* Begin RECORDS FOR THIS TASK *

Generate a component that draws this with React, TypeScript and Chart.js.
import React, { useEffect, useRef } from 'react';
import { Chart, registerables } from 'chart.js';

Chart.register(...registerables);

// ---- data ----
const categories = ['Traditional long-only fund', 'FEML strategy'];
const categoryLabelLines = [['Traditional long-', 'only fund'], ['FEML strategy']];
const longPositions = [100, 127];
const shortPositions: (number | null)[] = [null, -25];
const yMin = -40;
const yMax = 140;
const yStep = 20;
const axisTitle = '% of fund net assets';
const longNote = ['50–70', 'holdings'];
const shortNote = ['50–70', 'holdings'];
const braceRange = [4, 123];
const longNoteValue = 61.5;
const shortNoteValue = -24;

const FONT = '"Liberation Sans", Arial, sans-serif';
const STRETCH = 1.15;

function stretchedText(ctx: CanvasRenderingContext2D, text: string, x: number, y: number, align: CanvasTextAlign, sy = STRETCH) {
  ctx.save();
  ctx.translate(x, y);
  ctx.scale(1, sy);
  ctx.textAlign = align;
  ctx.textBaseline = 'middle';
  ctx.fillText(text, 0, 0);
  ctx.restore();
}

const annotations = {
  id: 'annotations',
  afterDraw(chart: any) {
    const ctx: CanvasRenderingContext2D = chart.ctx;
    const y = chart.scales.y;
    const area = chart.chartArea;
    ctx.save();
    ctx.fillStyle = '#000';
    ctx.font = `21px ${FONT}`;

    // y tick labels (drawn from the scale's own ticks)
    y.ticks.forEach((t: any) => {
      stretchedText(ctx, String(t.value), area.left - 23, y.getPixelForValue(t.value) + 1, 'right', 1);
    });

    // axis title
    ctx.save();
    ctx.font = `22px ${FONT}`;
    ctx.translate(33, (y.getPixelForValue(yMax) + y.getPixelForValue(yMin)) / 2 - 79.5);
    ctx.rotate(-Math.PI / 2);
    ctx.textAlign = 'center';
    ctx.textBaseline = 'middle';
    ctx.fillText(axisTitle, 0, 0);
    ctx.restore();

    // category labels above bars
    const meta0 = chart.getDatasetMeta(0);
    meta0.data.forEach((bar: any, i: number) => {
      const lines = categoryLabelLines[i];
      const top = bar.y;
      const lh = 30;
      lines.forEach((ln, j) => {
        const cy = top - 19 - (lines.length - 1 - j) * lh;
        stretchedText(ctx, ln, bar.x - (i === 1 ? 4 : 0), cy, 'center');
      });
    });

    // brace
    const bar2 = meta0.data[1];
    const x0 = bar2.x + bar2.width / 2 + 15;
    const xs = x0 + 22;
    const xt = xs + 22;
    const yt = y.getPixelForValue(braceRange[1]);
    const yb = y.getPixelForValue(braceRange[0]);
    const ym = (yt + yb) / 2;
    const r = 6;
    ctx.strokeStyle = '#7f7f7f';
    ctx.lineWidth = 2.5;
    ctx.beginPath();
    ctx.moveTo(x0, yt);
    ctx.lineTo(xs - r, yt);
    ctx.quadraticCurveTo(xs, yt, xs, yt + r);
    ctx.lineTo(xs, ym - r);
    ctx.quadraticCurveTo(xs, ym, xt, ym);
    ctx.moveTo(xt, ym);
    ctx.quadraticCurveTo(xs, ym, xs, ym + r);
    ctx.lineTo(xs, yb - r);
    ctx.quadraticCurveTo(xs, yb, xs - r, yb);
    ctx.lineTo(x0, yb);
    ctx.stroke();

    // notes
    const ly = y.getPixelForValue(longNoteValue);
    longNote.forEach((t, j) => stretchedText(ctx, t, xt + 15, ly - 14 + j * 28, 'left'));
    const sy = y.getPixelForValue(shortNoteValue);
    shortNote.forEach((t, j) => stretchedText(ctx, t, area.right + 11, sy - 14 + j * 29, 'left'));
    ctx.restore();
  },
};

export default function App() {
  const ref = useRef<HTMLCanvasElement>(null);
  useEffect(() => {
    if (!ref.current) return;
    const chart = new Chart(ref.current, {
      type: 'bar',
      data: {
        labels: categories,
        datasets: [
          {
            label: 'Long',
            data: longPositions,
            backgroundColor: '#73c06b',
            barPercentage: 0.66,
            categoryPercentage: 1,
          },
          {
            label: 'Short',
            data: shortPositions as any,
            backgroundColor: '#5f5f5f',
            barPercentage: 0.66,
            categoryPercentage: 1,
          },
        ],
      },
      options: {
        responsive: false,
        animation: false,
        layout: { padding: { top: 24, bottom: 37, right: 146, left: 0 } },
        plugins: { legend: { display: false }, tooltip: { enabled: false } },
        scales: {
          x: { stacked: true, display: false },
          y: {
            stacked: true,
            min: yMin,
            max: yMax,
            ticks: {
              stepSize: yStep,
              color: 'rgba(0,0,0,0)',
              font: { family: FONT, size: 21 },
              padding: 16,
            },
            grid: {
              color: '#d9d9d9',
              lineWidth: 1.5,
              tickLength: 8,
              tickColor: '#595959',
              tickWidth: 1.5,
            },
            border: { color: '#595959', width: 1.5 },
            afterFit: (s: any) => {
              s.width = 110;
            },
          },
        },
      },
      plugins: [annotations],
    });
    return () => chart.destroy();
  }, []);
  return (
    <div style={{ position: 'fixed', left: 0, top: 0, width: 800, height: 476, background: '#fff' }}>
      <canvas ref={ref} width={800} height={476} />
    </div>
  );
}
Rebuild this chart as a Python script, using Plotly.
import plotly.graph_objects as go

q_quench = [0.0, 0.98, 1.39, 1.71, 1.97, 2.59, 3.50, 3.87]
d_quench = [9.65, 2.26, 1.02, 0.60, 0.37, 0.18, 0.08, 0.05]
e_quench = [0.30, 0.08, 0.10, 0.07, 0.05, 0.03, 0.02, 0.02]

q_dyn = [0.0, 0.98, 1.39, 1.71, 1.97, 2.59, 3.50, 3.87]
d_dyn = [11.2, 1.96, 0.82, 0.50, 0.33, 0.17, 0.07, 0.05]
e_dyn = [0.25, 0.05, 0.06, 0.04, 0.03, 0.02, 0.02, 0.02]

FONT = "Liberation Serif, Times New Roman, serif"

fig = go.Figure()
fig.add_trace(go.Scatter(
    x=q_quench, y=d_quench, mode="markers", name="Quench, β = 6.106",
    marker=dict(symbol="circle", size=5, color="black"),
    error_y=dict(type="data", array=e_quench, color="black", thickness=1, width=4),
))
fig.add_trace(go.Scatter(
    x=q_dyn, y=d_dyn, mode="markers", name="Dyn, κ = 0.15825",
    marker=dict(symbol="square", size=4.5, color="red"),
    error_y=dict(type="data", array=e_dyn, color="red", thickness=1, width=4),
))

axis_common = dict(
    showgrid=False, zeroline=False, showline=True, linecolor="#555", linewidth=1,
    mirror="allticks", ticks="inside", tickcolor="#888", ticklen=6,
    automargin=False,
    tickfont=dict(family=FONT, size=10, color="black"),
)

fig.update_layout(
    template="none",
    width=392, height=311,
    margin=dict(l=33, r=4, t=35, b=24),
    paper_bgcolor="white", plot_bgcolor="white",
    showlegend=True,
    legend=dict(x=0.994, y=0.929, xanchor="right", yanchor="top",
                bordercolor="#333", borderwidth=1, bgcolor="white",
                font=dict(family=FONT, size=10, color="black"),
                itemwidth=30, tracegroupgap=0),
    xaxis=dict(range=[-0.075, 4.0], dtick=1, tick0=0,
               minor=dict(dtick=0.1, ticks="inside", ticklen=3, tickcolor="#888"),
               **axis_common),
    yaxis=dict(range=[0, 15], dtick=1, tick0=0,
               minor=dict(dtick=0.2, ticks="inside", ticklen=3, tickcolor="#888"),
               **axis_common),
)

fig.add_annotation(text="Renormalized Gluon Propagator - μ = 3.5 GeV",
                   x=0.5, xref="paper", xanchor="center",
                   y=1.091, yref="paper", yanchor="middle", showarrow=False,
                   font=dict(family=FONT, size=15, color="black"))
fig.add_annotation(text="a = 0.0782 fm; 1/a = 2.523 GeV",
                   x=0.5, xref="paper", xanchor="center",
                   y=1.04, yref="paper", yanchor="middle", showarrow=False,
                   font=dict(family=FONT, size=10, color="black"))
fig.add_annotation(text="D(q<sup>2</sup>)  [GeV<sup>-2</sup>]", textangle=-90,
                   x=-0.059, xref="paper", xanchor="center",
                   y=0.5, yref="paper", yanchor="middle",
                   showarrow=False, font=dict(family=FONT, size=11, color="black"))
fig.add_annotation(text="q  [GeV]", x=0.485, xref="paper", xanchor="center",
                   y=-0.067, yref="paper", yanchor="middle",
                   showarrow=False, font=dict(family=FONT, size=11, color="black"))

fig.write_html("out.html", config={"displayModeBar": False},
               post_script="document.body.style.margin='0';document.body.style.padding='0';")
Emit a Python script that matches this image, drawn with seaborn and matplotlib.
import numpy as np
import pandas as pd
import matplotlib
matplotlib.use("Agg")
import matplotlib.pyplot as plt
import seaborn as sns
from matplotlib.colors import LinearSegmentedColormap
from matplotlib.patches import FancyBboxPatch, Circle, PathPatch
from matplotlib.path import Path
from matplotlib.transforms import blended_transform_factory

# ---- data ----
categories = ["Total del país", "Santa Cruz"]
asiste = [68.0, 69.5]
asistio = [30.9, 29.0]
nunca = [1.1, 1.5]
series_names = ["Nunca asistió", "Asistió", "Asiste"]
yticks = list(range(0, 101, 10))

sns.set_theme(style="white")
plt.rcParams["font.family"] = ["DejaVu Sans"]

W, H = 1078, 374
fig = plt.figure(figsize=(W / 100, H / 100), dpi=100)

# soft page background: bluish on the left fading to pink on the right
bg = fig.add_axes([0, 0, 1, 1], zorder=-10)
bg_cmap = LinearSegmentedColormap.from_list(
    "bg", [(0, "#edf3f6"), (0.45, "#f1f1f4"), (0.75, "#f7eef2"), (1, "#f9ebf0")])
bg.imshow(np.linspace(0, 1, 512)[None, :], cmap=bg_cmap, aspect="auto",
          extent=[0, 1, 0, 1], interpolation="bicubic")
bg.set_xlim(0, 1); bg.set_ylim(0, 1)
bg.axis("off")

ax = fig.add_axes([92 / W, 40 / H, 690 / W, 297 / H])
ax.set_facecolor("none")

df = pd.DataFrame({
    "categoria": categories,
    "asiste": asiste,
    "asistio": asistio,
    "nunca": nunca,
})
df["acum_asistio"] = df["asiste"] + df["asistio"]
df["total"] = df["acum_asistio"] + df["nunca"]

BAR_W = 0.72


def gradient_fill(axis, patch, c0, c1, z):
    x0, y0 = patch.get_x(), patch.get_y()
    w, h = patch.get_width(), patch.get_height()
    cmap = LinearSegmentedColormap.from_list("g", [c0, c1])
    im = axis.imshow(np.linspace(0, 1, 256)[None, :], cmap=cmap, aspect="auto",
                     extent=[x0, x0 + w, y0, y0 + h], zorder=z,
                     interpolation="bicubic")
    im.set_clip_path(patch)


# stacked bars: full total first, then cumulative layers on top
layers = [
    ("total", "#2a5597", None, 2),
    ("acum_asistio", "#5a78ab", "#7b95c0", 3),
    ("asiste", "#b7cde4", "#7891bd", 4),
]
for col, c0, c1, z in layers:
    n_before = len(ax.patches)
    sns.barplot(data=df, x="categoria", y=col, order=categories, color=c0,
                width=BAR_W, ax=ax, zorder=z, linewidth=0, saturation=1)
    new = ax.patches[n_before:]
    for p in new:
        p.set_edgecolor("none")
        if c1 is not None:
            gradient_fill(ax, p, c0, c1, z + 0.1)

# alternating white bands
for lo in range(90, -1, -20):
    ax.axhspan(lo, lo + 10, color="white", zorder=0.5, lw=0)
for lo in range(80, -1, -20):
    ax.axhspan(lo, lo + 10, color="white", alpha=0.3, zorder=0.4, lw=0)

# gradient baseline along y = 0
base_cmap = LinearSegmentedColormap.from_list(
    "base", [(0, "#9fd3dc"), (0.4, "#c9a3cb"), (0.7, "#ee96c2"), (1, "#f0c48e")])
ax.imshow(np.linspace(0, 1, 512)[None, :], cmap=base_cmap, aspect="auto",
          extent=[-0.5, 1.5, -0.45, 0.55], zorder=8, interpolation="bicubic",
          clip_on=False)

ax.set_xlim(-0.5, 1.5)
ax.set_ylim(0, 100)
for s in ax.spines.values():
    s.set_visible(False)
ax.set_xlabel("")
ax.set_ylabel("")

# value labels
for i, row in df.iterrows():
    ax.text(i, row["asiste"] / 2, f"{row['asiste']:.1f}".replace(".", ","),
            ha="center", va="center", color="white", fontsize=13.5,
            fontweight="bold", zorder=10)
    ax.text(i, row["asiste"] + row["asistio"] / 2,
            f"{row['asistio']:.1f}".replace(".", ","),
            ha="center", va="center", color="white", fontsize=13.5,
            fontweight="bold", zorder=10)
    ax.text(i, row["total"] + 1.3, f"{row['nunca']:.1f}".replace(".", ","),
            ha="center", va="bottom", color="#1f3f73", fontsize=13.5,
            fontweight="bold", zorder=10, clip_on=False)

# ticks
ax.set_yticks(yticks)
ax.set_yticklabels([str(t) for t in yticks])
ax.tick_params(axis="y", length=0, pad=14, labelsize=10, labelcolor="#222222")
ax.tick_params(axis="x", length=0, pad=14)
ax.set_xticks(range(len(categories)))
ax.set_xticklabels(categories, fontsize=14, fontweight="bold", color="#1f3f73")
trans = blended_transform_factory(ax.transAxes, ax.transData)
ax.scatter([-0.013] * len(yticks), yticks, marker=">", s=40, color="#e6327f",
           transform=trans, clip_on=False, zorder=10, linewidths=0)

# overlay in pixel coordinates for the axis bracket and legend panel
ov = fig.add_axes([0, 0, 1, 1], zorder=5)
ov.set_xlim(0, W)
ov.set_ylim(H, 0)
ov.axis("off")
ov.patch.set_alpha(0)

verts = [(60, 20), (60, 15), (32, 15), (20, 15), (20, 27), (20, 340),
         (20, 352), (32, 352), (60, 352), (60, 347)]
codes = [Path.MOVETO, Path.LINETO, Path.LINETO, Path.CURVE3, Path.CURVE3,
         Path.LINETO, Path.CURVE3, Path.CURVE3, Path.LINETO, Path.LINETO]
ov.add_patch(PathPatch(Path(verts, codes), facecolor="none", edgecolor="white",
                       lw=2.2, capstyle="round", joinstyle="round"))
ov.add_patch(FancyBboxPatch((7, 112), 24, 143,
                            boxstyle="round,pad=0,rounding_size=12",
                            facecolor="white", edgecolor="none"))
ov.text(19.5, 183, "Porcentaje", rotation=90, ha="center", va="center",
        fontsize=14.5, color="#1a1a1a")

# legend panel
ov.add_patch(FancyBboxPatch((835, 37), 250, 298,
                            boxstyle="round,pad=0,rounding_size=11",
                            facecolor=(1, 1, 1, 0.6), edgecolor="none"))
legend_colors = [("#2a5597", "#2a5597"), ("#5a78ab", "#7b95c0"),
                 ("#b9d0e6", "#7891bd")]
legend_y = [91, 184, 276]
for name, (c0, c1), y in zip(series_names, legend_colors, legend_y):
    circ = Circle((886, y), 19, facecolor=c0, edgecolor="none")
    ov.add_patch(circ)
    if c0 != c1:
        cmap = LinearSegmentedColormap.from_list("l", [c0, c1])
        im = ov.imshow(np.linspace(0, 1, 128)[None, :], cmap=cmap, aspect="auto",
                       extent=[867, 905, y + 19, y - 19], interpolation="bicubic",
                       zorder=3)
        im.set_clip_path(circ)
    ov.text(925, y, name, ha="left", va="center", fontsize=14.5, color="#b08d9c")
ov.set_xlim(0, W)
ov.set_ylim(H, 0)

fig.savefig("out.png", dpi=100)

* End RECORDS FOR THIS TASK *

● **THE REQUEST**
Give again, word for word, every line of the listing above from the one with "Emit a Python" to the one with "from matplotlib.transforms import", both inclusive, and nothing beyond them.

● **THE REPLY**
Emit a Python script that matches this image, drawn with seaborn and matplotlib.
import numpy as np
import pandas as pd
import matplotlib
matplotlib.use("Agg")
import matplotlib.pyplot as plt
import seaborn as sns
from matplotlib.colors import LinearSegmentedColormap
from matplotlib.patches import FancyBboxPatch, Circle, PathPatch
from matplotlib.path import Path
from matplotlib.transforms import blended_transform_factory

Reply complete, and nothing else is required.